SRMMP-CharQM, Physics-Informed Deep Learning for Toxicity Prediction: Quantum Mechanical Descriptors Enable Scaffold Hopping in Mitochondrial Membrane Potential Assays.

Disruption of mitochondrial membrane potential (SR-MMP, Stress Response─Mitochondrial Membrane Potential) is a critical toxicity end point in early drug safety assessment. However, traditional prediction models based on molecular topology or sequences often struggle to resolve Activity Cliffs and suffer from limited generalization capabilities when facing unseen molecular scaffolds (i.e., scaffold-hopping scenarios), largely due to overfitting to specific structural fragments. To address this challenge, we propose SRMMP-CharQM, a physics-informed dual-branch deep learning framework. This model integrates BiGRU-based SMILES sequence encoding with global electronic descriptors (HOMO-LUMO gap and Total Energy) calculated via semiempirical quantum mechanical methods (xTB).
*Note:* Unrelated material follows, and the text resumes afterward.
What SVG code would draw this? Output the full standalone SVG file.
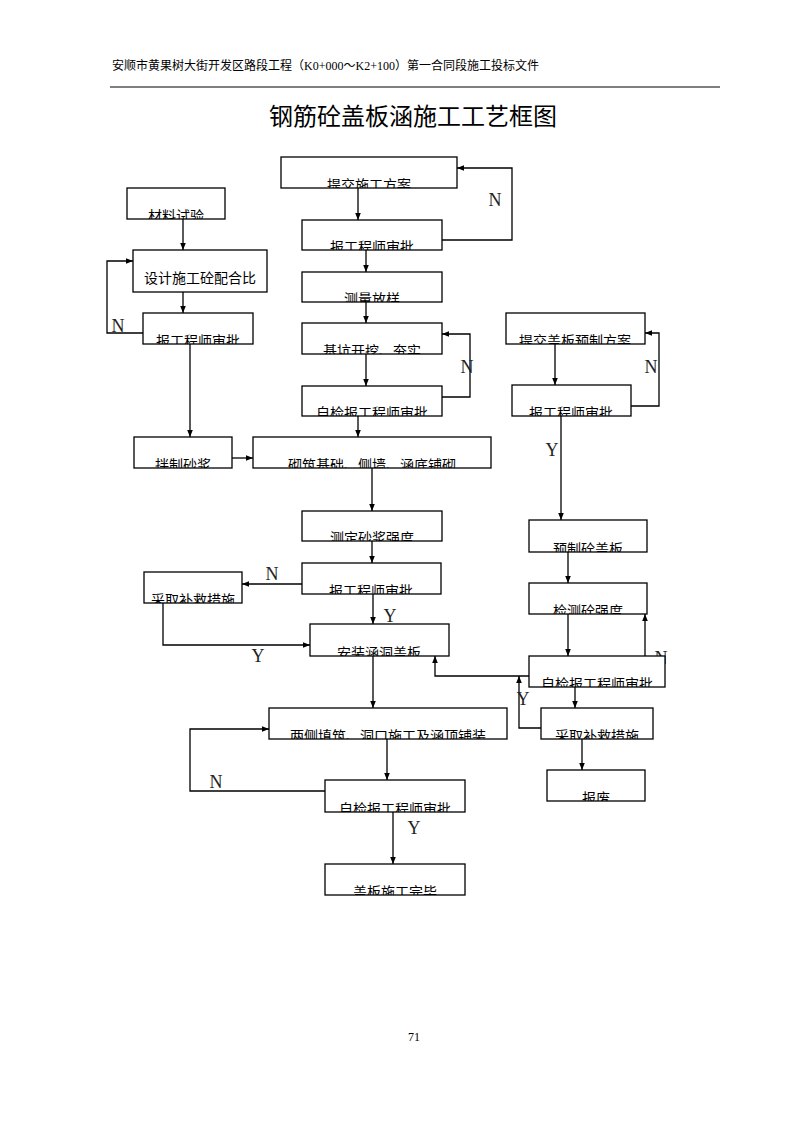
<svg xmlns="http://www.w3.org/2000/svg" xmlns:xlink="http://www.w3.org/1999/xlink" width="794" height="1123" viewBox="0 0 794 1123">
<style>
.bx{fill:#fff;stroke:#000;stroke-width:1.3}
.t{font-family:"Liberation Sans","Noto Sans CJK SC",sans-serif;font-size:14px;fill:#000;text-anchor:middle}
.ln{fill:none;stroke:#000;stroke-width:1.3}
.lb{font-family:"Liberation Serif","DejaVu Serif",serif;font-size:18px;fill:#222;text-anchor:middle}
</style>
<defs>
<marker id="ah" viewBox="0 0 10 10" refX="10" refY="5" markerWidth="7" markerHeight="7" orient="auto" markerUnits="userSpaceOnUse"><path d="M0,1 L10,5 L0,9 z" fill="#000"/></marker>
<clipPath id="c1"><rect x="281" y="157" width="176" height="31"/></clipPath>
<clipPath id="c2"><rect x="302" y="220" width="140" height="30"/></clipPath>
<clipPath id="c3"><rect x="127" y="188" width="98" height="31"/></clipPath>
<clipPath id="c5"><rect x="143" y="313" width="110" height="31"/></clipPath>
<clipPath id="c6"><rect x="302" y="272" width="140" height="30"/></clipPath>
<clipPath id="c7"><rect x="302" y="323" width="140" height="31"/></clipPath>
<clipPath id="c8"><rect x="302" y="386" width="140" height="30"/></clipPath>
<clipPath id="c9"><rect x="506" y="313" width="139" height="31"/></clipPath>
<clipPath id="c10"><rect x="512" y="385" width="119" height="31"/></clipPath>
<clipPath id="c11"><rect x="134" y="437" width="98" height="31"/></clipPath>
<clipPath id="c12"><rect x="253" y="437" width="238" height="31"/></clipPath>
<clipPath id="c13"><rect x="302" y="511" width="140" height="30"/></clipPath>
<clipPath id="c14"><rect x="302" y="563" width="139" height="31"/></clipPath>
<clipPath id="c15"><rect x="144" y="572" width="98" height="31"/></clipPath>
<clipPath id="c16"><rect x="310" y="624" width="139" height="32"/></clipPath>
<clipPath id="c17"><rect x="529" y="520" width="118" height="32"/></clipPath>
<clipPath id="c18"><rect x="529" y="583" width="118" height="31"/></clipPath>
<clipPath id="c19"><rect x="529" y="656" width="136" height="31"/></clipPath>
<clipPath id="c20"><rect x="541" y="708" width="112" height="31"/></clipPath>
<clipPath id="c21"><rect x="547" y="770" width="98" height="31"/></clipPath>
<clipPath id="c22"><rect x="269" y="708" width="238" height="31"/></clipPath>
<clipPath id="c23"><rect x="325" y="780" width="140" height="32"/></clipPath>
<clipPath id="c24"><rect x="325" y="864" width="140" height="31"/></clipPath>
</defs>
<rect width="794" height="1123" fill="#fff"/>
<g id="header">
<text x="112" y="70" font-family="'Liberation Sans','Noto Sans CJK SC',sans-serif" font-size="12" fill="#000">安顺市黄果树大街开发区路段工程（<tspan font-family="'Liberation Serif',serif">K0+000</tspan>～<tspan font-family="'Liberation Serif',serif">K2+100</tspan>）第一合同段施工投标文件</text>
<line x1="110" y1="87" x2="720" y2="87" stroke="#000" stroke-width="1.2"/>
<text x="413" y="125" font-family="'Liberation Sans','Noto Sans CJK SC',sans-serif" font-size="24" fill="#000" text-anchor="middle">钢筋砼盖板涵施工工艺框图</text>
</g>
<g id="connectors">
<path class="ln" d="M358,188 V220" marker-end="url(#ah)"/>
<path class="ln" d="M442,240 H512 V168 H457" marker-end="url(#ah)"/>
<path class="ln" d="M366,250 V272" marker-end="url(#ah)"/>
<path class="ln" d="M366,302 V323" marker-end="url(#ah)"/>
<path class="ln" d="M366,354 V386" marker-end="url(#ah)"/>
<path class="ln" d="M442,397 H470 V334 H442" marker-end="url(#ah)"/>
<path class="ln" d="M358,416 V437" marker-end="url(#ah)"/>
<path class="ln" d="M183,219 V250" marker-end="url(#ah)"/>
<path class="ln" d="M143,333 H107 V261 H133" marker-end="url(#ah)"/>
<path class="ln" d="M183,292 V313" marker-end="url(#ah)"/>
<path class="ln" d="M190,344 V437" marker-end="url(#ah)"/>
<path class="ln" d="M232,458 H253" marker-end="url(#ah)"/>
<path class="ln" d="M372,468 V511" marker-end="url(#ah)"/>
<path class="ln" d="M372,541 V563" marker-end="url(#ah)"/>
<path class="ln" d="M302,584 H242" marker-end="url(#ah)"/>
<path class="ln" d="M373,594 V624" marker-end="url(#ah)"/>
<path class="ln" d="M163,603 V645 H310" marker-end="url(#ah)"/>
<path class="ln" d="M373,656 V708" marker-end="url(#ah)"/>
<path class="ln" d="M555,344 V385" marker-end="url(#ah)"/>
<path class="ln" d="M631,406 H659 V333 H645" marker-end="url(#ah)"/>
<path class="ln" d="M561,416 V520" marker-end="url(#ah)"/>
<path class="ln" d="M568,552 V583" marker-end="url(#ah)"/>
<path class="ln" d="M568,614 V656" marker-end="url(#ah)"/>
<path class="ln" d="M645,656 V614" marker-end="url(#ah)"/>
<path class="ln" d="M529,676 H435 V656" marker-end="url(#ah)"/>
<path class="ln" d="M541,728 H519 V676" marker-end="url(#ah)"/>
<path class="ln" d="M575,687 V708" marker-end="url(#ah)"/>
<path class="ln" d="M582,739 V770" marker-end="url(#ah)"/>
<path class="ln" d="M387,739 V780" marker-end="url(#ah)"/>
<path class="ln" d="M325,791 H190 V729 H269" marker-end="url(#ah)"/>
<path class="ln" d="M393,812 V864" marker-end="url(#ah)"/>
<text class="lb" x="495" y="206">N</text>
<text class="lb" x="118" y="332">N</text>
<text class="lb" x="467" y="373">N</text>
<text class="lb" x="651" y="373">N</text>
<text class="lb" x="552" y="456">Y</text>
<text class="lb" x="272" y="580">N</text>
<text class="lb" x="390" y="622">Y</text>
<text class="lb" x="258" y="662">Y</text>
<text class="lb" x="661" y="664">N</text>
<text class="lb" x="523" y="705">Y</text>
<text class="lb" x="216" y="788">N</text>
<text class="lb" x="414" y="834">Y</text>
</g>
<g id="n1"><rect class="bx" x="281" y="157" width="176" height="31"/><text class="t" x="369" y="190" clip-path="url(#c1)">提交施工方案</text></g>
<g id="n2"><rect class="bx" x="302" y="220" width="140" height="30"/><text class="t" x="372" y="252" clip-path="url(#c2)">报工程师审批</text></g>
<g id="n3"><rect class="bx" x="127" y="188" width="98" height="31"/><text class="t" x="176" y="221" clip-path="url(#c3)">材料试验</text></g>
<g id="n4"><rect class="bx" x="133" y="250" width="134" height="42"/><text class="t" x="200" y="283">设计施工砼配合比</text></g>
<g id="n5"><rect class="bx" x="143" y="313" width="110" height="31"/><text class="t" x="198" y="346" clip-path="url(#c5)">报工程师审批</text></g>
<g id="n6"><rect class="bx" x="302" y="272" width="140" height="30"/><text class="t" x="372" y="304" clip-path="url(#c6)">测量放样</text></g>
<g id="n7"><rect class="bx" x="302" y="323" width="140" height="31"/><text class="t" x="372" y="356" clip-path="url(#c7)">基坑开挖、夯实</text></g>
<g id="n8"><rect class="bx" x="302" y="386" width="140" height="30"/><text class="t" x="372" y="418" clip-path="url(#c8)">自检报工程师审批</text></g>
<g id="n9"><rect class="bx" x="506" y="313" width="139" height="31"/><text class="t" x="575" y="346" clip-path="url(#c9)">提交盖板预制方案</text></g>
<g id="n10"><rect class="bx" x="512" y="385" width="119" height="31"/><text class="t" x="571" y="418" clip-path="url(#c10)">报工程师审批</text></g>
<g id="n11"><rect class="bx" x="134" y="437" width="98" height="31"/><text class="t" x="183" y="470" clip-path="url(#c11)">拌制砂浆</text></g>
<g id="n12"><rect class="bx" x="253" y="437" width="238" height="31"/><text class="t" x="372" y="470" clip-path="url(#c12)">砌筑基础、侧墙、涵底铺砌</text></g>
<g id="n13"><rect class="bx" x="302" y="511" width="140" height="30"/><text class="t" x="372" y="543" clip-path="url(#c13)">测定砂浆强度</text></g>
<g id="n14"><rect class="bx" x="302" y="563" width="139" height="31"/><text class="t" x="371" y="596" clip-path="url(#c14)">报工程师审批</text></g>
<g id="n15"><rect class="bx" x="144" y="572" width="98" height="31"/><text class="t" x="193" y="605" clip-path="url(#c15)">采取补救措施</text></g>
<g id="n16"><rect class="bx" x="310" y="624" width="139" height="32"/><text class="t" x="379" y="658" clip-path="url(#c16)">安装涵洞盖板</text></g>
<g id="n17"><rect class="bx" x="529" y="520" width="118" height="32"/><text class="t" x="588" y="554" clip-path="url(#c17)">预制砼盖板</text></g>
<g id="n18"><rect class="bx" x="529" y="583" width="118" height="31"/><text class="t" x="588" y="616" clip-path="url(#c18)">检测砼强度</text></g>
<g id="n19"><rect class="bx" x="529" y="656" width="136" height="31"/><text class="t" x="597" y="689" clip-path="url(#c19)">自检报工程师审批</text></g>
<g id="n20"><rect class="bx" x="541" y="708" width="112" height="31"/><text class="t" x="597" y="741" clip-path="url(#c20)">采取补救措施</text></g>
<g id="n21"><rect class="bx" x="547" y="770" width="98" height="31"/><text class="t" x="596" y="803" clip-path="url(#c21)">报废</text></g>
<g id="n22"><rect class="bx" x="269" y="708" width="238" height="31"/><text class="t" x="388" y="741" clip-path="url(#c22)">两侧填筑、洞口施工及涵顶铺装</text></g>
<g id="n23"><rect class="bx" x="325" y="780" width="140" height="32"/><text class="t" x="395" y="814" clip-path="url(#c23)">自检报工程师审批</text></g>
<g id="n24"><rect class="bx" x="325" y="864" width="140" height="31"/><text class="t" x="395" y="897" clip-path="url(#c24)">盖板施工完毕</text></g>
<g id="footer"><text x="414" y="1041" font-family="'Liberation Serif',serif" font-size="12" fill="#000" text-anchor="middle">71</text></g>
</svg>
Validated on a rigorous scaffold-split data set exhibiting significant label distribution shift (toxicity ratio: 6.400% in validation vs 28.9% in testing), SRMMP-CharQM demonstrated superior generalization performance. Experimental results show that the incorporation of quantum features boosted the model's performance on the external test set to an Area Under the Receiver Operating Characteristic Curve (AUC) of 0.854 and an Area Under the Precision-Recall Curve (AUPRC) of 0.693, achieving a significant improvement (approximately 16% relative gain in AUPRC) compared to the structure-only baseline. Mechanistic analysis reveals that quantum descriptors act as a critical physical inductive bias, empowering the model with reasoning capabilities beyond structural memorization. First, the model successfully resolved activity cliff cases where structurally similar compounds exhibit divergent toxicities, accurately identifying unstable, high-reactivity molecules via energy gap differences. Second, the predicted probability landscape reveals that the model captures complex nonlinear interactions: compounds with narrow gaps and moderate sizes are assigned the highest toxicity risk (probability > 0.600). Conversely, for ultralarge molecules with similarly narrow gaps, the model exhibits a learned "Steric Cutoff", correctly classifying them as safe.